An extraordinary but well authenticated instance of belief in witchcraft comes from St. Blazey, Cornwall. A woman named Keam, who died the other day, was believed by her neighbours to be a witch, and great difficulty was experienced in getting anyone to bear her to her last resting place. It was feared, in fact, that the funeral would have to be postponed; but at the last moment several bricklayers, who happened to be at work in the neighbourhood, were induced to lay down their tools and carry the coffin to church in their shirt sleeves. After the service a like difficulty was experienced in getting the coffin to the grave, and that duty had at length to be done in a very irregular way.

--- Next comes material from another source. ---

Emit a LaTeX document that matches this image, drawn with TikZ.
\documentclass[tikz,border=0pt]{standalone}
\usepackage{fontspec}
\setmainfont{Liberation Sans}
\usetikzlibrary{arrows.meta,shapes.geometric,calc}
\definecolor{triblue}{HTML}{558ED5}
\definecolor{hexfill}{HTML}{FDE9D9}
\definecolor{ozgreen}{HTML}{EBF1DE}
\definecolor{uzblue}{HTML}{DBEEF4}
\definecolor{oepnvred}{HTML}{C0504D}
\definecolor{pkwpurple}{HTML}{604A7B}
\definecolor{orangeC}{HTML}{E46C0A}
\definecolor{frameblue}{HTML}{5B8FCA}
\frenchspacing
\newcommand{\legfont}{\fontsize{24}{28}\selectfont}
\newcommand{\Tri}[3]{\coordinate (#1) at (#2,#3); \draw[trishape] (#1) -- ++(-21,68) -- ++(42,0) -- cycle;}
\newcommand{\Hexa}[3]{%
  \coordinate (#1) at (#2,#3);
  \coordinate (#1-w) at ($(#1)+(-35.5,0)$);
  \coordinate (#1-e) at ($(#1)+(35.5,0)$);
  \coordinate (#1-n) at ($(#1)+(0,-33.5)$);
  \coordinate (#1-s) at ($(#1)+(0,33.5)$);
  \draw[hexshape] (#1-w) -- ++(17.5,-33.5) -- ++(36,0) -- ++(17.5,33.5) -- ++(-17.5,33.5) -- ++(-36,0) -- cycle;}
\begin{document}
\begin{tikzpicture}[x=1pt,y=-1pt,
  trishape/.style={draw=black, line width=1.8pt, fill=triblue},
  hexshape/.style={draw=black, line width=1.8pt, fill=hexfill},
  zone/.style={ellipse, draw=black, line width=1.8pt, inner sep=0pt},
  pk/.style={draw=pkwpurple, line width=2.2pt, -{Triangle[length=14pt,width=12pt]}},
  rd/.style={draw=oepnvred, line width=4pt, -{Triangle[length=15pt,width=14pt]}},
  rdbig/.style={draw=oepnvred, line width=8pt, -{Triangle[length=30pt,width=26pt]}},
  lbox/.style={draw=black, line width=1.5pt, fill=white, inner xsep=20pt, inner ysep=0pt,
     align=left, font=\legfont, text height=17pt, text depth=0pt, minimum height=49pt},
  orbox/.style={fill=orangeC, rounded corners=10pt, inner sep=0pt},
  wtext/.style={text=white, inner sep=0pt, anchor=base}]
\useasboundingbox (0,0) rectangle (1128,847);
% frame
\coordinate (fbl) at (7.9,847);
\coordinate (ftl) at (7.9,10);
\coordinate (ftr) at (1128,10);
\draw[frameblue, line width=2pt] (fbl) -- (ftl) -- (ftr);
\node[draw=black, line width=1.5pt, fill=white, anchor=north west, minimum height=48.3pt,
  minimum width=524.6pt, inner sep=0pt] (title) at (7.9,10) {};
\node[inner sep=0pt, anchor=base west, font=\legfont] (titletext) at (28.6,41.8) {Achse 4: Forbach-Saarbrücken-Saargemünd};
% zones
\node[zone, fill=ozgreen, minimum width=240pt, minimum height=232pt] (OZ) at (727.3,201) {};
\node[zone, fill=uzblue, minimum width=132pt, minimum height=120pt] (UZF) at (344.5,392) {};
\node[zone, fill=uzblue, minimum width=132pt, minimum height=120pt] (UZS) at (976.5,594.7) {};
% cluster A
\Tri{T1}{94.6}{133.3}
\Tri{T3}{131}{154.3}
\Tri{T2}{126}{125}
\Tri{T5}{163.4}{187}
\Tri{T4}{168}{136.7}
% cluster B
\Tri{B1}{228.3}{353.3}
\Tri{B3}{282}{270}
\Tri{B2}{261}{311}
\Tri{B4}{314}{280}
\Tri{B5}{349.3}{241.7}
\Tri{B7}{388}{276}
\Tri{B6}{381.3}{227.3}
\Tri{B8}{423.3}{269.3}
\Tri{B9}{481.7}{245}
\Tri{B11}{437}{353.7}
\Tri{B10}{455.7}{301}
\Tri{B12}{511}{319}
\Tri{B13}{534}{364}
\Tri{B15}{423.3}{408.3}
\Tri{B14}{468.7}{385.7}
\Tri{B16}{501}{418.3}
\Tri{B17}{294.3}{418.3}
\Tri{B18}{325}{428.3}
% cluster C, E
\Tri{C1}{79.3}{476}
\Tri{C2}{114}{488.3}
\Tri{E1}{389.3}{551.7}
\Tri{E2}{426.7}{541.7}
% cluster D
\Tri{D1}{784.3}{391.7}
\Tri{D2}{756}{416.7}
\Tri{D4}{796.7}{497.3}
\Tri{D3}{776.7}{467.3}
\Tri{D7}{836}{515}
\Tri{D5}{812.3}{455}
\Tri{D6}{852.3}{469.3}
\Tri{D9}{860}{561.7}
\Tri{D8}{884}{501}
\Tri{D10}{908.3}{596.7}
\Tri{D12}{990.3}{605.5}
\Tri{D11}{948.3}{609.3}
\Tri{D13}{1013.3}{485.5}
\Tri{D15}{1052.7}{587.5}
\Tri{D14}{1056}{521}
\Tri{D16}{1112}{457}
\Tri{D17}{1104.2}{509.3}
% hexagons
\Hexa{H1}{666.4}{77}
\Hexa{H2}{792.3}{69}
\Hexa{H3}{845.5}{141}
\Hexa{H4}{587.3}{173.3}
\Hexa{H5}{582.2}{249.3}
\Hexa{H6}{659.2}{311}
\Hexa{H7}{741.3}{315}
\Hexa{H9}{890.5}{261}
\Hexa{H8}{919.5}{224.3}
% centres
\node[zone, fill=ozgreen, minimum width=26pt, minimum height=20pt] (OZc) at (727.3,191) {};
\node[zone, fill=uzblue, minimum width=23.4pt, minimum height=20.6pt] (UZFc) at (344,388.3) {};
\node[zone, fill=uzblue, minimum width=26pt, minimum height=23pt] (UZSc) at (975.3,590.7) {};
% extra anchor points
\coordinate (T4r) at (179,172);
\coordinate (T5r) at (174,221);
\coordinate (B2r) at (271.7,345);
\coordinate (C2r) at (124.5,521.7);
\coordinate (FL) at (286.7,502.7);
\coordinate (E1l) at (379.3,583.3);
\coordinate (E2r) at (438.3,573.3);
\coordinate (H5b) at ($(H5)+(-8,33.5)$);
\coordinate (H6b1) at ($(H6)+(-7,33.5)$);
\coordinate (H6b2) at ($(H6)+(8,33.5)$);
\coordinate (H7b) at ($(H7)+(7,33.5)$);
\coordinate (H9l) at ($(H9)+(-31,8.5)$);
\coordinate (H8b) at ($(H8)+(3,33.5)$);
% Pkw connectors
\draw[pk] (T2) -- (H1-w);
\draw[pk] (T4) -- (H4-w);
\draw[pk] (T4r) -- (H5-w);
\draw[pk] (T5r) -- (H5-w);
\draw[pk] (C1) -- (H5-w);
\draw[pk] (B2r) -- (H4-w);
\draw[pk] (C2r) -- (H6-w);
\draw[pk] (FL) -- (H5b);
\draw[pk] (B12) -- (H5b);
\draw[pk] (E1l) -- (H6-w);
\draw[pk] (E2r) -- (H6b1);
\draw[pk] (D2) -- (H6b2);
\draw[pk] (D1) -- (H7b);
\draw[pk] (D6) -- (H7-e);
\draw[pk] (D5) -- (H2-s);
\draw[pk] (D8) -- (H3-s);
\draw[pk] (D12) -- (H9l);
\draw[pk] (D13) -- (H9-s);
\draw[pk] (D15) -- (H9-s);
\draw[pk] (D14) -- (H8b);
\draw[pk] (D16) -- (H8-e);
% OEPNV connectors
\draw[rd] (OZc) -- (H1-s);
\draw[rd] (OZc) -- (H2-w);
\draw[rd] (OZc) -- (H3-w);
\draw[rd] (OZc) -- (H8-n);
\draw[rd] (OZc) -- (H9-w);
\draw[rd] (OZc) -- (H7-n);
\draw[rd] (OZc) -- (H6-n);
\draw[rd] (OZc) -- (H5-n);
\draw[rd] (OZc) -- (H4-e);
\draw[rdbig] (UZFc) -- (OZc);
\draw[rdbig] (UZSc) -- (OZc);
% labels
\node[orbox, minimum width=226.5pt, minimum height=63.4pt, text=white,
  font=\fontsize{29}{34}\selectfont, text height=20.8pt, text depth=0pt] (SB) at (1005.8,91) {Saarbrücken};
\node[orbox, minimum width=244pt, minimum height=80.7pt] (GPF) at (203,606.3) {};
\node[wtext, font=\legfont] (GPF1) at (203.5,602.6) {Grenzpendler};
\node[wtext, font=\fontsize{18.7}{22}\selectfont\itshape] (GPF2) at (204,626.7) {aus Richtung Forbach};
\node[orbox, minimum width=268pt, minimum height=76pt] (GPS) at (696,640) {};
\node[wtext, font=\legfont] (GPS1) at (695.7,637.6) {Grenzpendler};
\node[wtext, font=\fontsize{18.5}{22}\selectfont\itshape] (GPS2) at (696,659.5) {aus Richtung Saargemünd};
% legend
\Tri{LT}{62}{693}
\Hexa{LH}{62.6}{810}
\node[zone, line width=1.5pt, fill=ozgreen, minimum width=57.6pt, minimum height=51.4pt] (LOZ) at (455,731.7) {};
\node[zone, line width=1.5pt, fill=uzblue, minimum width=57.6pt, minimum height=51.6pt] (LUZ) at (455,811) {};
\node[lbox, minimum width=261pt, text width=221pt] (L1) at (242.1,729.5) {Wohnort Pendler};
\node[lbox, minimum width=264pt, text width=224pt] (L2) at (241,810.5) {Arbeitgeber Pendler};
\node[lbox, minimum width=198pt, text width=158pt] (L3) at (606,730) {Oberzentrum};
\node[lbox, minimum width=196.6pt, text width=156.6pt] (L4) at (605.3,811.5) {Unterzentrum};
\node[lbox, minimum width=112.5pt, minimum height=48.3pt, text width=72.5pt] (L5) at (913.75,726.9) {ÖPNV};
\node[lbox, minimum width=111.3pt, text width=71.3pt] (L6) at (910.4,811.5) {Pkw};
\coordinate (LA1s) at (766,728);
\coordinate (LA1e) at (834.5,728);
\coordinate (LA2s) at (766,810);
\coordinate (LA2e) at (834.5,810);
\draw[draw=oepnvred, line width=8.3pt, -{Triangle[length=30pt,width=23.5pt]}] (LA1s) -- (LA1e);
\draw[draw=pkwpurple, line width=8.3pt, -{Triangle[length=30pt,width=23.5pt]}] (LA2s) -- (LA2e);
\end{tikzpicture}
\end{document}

Unfortunately the author does not give details into exactly how they got the coffin into sanctified (?) ground.
The decease of the witch, it is said, had apparently lifted a weight from the minds of many weak persons, one cripple asserting that he shall now recover, and should never have been a cripple had she not ill-wished him.
The appearance of a witch record from Cornwall is always a cause for celebration for the simple reason that genealogical records from the country are so exceptionally well organised (thanks to the Cornwall Online Census Project). There a quick look through the records reveals that while Keam was a common name in the County there was only one Keam in St Blazey in the 1871 census: Ann Keam. She would have been eighty-two at her death and predictably enough lived alone, the absence of anyone else with the same surname not only makes her easy to find but hints at her isolation. She lived at Bodelva Moor and is described as ‘retired’. She was not a local. She was from Warbstow on the other side of Cornwall: Google maps tells Beach that it is a nine hour walk, shame they don’t give horse-riding times for historical reconstruction.

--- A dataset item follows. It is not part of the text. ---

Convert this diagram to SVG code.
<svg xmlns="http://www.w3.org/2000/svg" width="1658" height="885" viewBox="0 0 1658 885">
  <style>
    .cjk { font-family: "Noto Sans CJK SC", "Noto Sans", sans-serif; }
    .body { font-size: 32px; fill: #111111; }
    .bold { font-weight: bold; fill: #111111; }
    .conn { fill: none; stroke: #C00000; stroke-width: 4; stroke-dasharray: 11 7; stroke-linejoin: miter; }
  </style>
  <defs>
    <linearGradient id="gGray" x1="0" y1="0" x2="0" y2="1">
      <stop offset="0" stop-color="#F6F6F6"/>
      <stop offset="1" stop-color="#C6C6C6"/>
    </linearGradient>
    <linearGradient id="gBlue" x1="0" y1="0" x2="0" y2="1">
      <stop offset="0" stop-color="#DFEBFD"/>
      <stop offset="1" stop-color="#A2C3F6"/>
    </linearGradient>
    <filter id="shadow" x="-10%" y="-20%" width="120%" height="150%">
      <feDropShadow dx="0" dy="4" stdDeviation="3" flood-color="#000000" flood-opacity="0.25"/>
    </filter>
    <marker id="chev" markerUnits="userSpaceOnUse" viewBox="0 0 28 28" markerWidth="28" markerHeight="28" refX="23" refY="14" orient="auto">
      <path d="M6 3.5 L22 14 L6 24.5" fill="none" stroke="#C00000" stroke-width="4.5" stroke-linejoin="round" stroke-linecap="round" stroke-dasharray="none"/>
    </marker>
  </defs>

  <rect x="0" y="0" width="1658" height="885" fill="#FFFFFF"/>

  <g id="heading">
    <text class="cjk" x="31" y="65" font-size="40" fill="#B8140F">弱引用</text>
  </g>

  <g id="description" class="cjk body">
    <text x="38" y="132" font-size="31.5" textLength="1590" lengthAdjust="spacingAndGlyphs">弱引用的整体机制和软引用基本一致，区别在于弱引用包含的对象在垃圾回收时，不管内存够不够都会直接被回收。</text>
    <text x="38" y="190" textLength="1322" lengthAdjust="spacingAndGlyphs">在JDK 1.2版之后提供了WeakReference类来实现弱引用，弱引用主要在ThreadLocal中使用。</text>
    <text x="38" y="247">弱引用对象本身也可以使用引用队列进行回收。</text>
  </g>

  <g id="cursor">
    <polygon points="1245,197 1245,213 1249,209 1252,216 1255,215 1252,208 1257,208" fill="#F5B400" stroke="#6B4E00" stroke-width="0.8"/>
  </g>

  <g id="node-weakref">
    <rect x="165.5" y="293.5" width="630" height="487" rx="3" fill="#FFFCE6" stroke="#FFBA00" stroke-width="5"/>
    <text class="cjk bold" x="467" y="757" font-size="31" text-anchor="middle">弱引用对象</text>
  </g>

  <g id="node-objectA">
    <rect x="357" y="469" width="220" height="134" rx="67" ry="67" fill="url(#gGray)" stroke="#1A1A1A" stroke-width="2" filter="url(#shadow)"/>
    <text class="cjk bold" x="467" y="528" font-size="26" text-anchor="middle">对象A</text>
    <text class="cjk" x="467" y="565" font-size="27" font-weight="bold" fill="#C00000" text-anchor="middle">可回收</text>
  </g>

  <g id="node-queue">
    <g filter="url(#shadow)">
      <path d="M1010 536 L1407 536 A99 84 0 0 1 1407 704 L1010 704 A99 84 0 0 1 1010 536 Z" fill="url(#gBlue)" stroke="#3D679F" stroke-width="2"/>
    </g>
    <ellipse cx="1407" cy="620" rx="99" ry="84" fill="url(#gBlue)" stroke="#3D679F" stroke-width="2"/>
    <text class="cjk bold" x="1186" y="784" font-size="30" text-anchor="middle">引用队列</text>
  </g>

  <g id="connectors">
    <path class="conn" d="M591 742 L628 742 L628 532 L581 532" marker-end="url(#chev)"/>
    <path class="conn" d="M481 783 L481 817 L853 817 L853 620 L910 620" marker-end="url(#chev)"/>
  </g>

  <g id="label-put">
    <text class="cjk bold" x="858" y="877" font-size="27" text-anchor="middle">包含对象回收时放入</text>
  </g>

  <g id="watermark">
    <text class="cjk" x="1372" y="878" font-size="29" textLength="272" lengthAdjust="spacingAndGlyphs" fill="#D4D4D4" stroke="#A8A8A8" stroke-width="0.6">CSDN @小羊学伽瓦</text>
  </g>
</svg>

She came to St Blazey to marry and in 1861 was wife of one John Keam, who seems to have been a lower middle class farmer: certainly there was one servant and one lodger living in the house with them that says it all. He was twenty years older than Anna. No children, late marriage, a decade of widowhood. You can write a Thomas Hardy novel of sadness into this story. Beach is off to purge his sorry with a gelato.
Anything more on the Keams: drbeachcombing AT yahoo DOT com
29 Nov 2014: Willow Winsham writes in on twitter. ‘Very brief mention in Royal Cornwall Gazette 30 January 1880, tradesmen of the town vowing to carry any poor person to… their grave so a repeat of what happened with Keam, “the reputed witch” wouldn’t happen again.’ Thanks Willow!